In the data below, locate the line containing "Output the Python" and the line containing "fig = go.Figure()", then retype both and everything between them exactly. Pictures are not part of the copy.

────

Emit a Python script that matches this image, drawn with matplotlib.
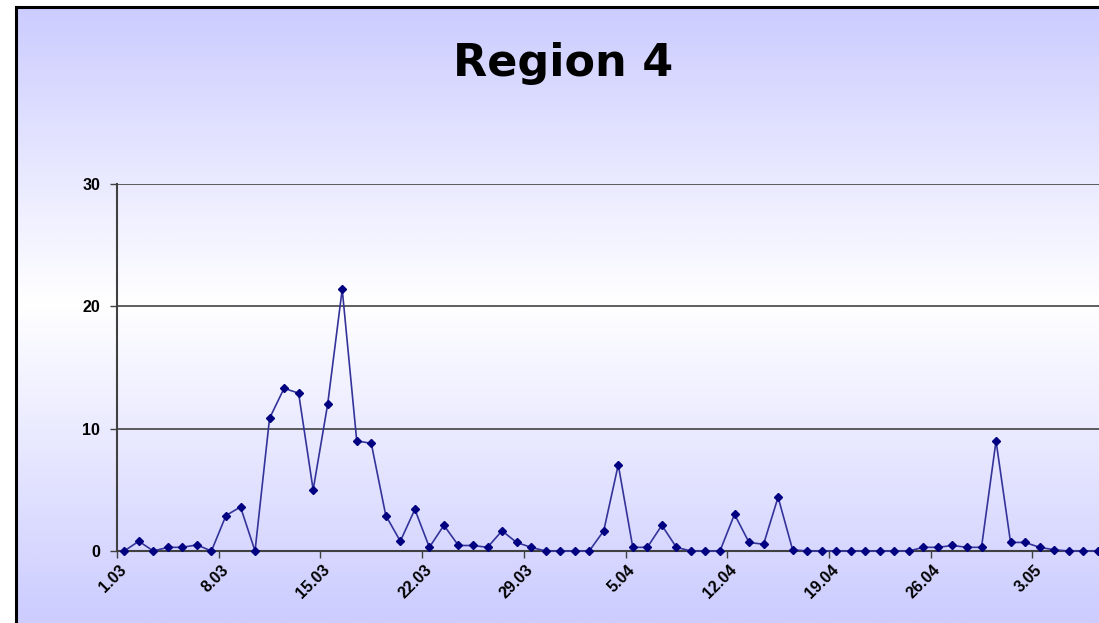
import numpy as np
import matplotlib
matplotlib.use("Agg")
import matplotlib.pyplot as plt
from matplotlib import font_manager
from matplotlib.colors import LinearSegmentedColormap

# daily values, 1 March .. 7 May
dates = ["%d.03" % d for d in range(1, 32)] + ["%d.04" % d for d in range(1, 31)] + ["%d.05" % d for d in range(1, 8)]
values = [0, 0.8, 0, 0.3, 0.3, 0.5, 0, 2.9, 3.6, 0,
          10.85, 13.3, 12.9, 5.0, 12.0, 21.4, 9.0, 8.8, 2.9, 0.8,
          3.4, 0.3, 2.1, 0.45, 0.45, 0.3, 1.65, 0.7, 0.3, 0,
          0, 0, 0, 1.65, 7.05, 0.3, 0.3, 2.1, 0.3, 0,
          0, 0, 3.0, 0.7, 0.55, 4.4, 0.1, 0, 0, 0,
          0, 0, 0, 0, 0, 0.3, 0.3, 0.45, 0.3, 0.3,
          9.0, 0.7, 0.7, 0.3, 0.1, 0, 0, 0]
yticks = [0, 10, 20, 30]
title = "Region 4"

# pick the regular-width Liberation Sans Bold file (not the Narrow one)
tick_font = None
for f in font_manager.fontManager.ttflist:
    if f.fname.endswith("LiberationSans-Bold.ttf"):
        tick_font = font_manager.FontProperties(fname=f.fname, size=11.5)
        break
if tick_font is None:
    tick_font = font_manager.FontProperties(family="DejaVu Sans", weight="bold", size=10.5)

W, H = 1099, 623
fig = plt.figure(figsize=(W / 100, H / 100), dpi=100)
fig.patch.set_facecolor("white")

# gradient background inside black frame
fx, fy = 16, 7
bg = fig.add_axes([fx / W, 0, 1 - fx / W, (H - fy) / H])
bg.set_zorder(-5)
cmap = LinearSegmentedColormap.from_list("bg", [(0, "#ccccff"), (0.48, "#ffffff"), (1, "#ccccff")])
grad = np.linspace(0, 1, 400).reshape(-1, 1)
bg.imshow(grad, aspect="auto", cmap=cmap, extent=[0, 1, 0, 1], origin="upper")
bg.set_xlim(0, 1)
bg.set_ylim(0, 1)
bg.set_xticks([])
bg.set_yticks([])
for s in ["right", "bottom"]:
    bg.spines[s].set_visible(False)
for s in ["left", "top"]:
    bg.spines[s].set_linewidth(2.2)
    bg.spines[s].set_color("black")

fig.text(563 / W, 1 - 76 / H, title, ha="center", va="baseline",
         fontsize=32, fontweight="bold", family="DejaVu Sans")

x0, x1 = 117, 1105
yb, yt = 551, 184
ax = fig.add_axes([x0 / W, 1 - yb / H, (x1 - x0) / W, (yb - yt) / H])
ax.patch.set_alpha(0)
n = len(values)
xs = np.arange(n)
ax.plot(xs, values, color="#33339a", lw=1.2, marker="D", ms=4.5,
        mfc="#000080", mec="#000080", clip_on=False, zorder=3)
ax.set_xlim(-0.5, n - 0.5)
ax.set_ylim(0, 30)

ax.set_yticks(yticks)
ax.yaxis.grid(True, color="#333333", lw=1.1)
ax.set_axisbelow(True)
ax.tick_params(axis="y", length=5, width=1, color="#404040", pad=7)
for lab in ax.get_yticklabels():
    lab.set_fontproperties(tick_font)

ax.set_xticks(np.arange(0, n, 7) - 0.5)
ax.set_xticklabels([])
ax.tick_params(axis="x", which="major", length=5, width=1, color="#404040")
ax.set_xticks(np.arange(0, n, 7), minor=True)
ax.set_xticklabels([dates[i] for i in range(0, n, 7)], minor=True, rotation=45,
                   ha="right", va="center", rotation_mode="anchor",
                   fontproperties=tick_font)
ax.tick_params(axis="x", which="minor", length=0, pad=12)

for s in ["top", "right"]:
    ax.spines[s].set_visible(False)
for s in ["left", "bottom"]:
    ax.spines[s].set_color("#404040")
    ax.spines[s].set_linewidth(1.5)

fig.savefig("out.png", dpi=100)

────

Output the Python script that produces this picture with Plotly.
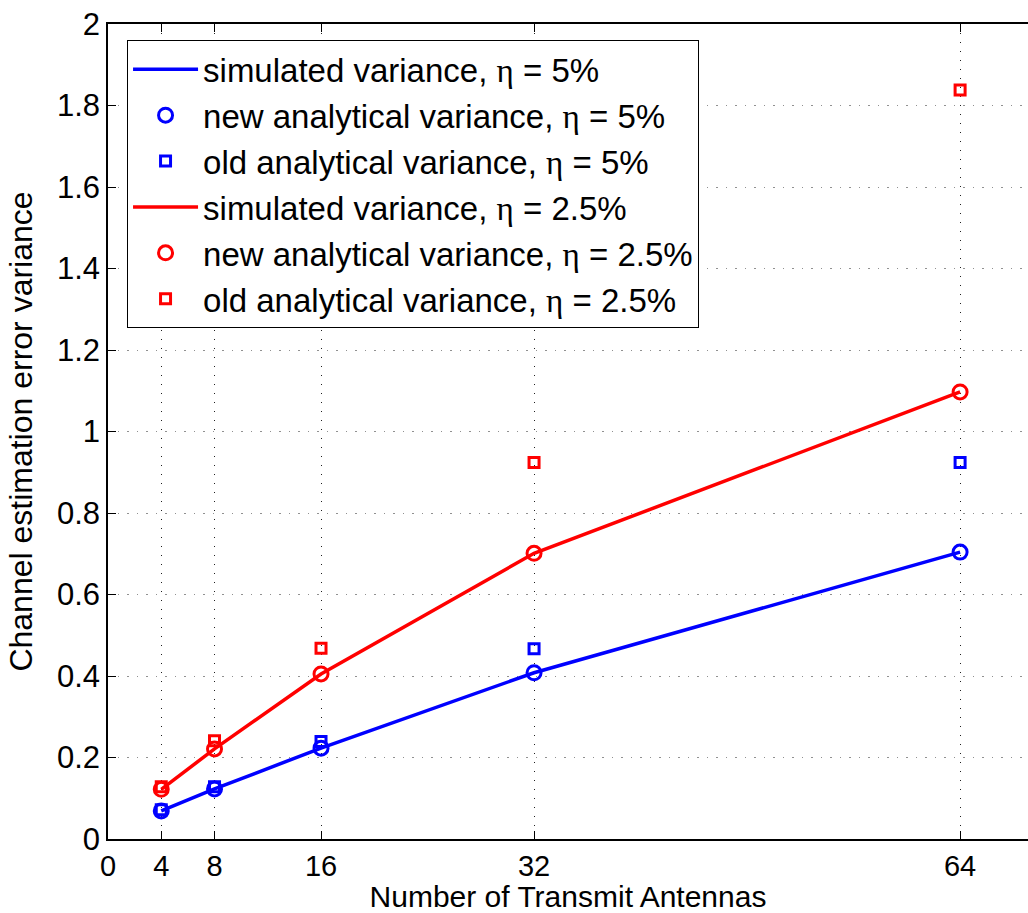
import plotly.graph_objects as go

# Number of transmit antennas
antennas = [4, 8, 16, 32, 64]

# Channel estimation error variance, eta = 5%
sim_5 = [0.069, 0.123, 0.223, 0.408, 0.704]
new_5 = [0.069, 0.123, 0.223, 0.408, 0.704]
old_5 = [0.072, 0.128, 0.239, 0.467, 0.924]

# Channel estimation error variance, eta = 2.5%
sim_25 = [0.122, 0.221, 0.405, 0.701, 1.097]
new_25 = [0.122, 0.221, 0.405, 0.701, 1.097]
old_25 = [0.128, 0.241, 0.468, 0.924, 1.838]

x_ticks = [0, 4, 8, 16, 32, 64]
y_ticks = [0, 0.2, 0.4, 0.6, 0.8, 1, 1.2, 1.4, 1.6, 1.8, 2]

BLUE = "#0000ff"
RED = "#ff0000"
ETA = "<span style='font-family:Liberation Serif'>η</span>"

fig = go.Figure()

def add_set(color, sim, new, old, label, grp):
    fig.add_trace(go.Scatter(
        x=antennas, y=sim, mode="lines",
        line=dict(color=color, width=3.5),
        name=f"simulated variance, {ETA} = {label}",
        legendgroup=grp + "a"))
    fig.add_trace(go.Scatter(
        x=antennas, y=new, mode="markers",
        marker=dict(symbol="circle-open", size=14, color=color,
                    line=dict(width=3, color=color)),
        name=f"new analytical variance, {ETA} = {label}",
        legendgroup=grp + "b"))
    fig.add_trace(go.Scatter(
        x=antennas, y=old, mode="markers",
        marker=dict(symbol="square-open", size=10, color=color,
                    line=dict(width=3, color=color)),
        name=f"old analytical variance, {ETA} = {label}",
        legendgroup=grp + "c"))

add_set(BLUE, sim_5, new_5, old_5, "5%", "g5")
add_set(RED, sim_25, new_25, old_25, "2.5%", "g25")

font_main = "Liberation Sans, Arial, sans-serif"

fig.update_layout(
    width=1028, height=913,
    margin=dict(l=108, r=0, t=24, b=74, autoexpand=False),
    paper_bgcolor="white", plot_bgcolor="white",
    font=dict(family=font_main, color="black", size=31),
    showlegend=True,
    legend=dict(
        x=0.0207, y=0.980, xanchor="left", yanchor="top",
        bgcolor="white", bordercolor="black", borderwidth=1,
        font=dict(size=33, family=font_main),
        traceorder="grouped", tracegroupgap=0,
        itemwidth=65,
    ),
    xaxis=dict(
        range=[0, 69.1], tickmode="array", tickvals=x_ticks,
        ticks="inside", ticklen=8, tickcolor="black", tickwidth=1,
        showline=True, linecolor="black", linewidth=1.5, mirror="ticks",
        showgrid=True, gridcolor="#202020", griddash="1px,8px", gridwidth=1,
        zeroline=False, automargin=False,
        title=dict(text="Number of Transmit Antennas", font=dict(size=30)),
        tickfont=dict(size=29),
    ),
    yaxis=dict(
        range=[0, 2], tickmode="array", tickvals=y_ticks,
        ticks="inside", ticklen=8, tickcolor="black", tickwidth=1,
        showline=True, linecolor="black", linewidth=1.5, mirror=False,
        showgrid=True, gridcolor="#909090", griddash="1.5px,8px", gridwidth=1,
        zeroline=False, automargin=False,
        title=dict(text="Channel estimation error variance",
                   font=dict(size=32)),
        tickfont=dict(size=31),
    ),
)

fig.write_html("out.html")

────

● Exercise response
Output the Python script that produces this picture with Plotly.
import plotly.graph_objects as go

# Number of transmit antennas
antennas = [4, 8, 16, 32, 64]

# Channel estimation error variance, eta = 5%
sim_5 = [0.069, 0.123, 0.223, 0.408, 0.704]
new_5 = [0.069, 0.123, 0.223, 0.408, 0.704]
old_5 = [0.072, 0.128, 0.239, 0.467, 0.924]

# Channel estimation error variance, eta = 2.5%
sim_25 = [0.122, 0.221, 0.405, 0.701, 1.097]
new_25 = [0.122, 0.221, 0.405, 0.701, 1.097]
old_25 = [0.128, 0.241, 0.468, 0.924, 1.838]

x_ticks = [0, 4, 8, 16, 32, 64]
y_ticks = [0, 0.2, 0.4, 0.6, 0.8, 1, 1.2, 1.4, 1.6, 1.8, 2]

BLUE = "#0000ff"
RED = "#ff0000"
ETA = "<span style='font-family:Liberation Serif'>η</span>"

fig = go.Figure()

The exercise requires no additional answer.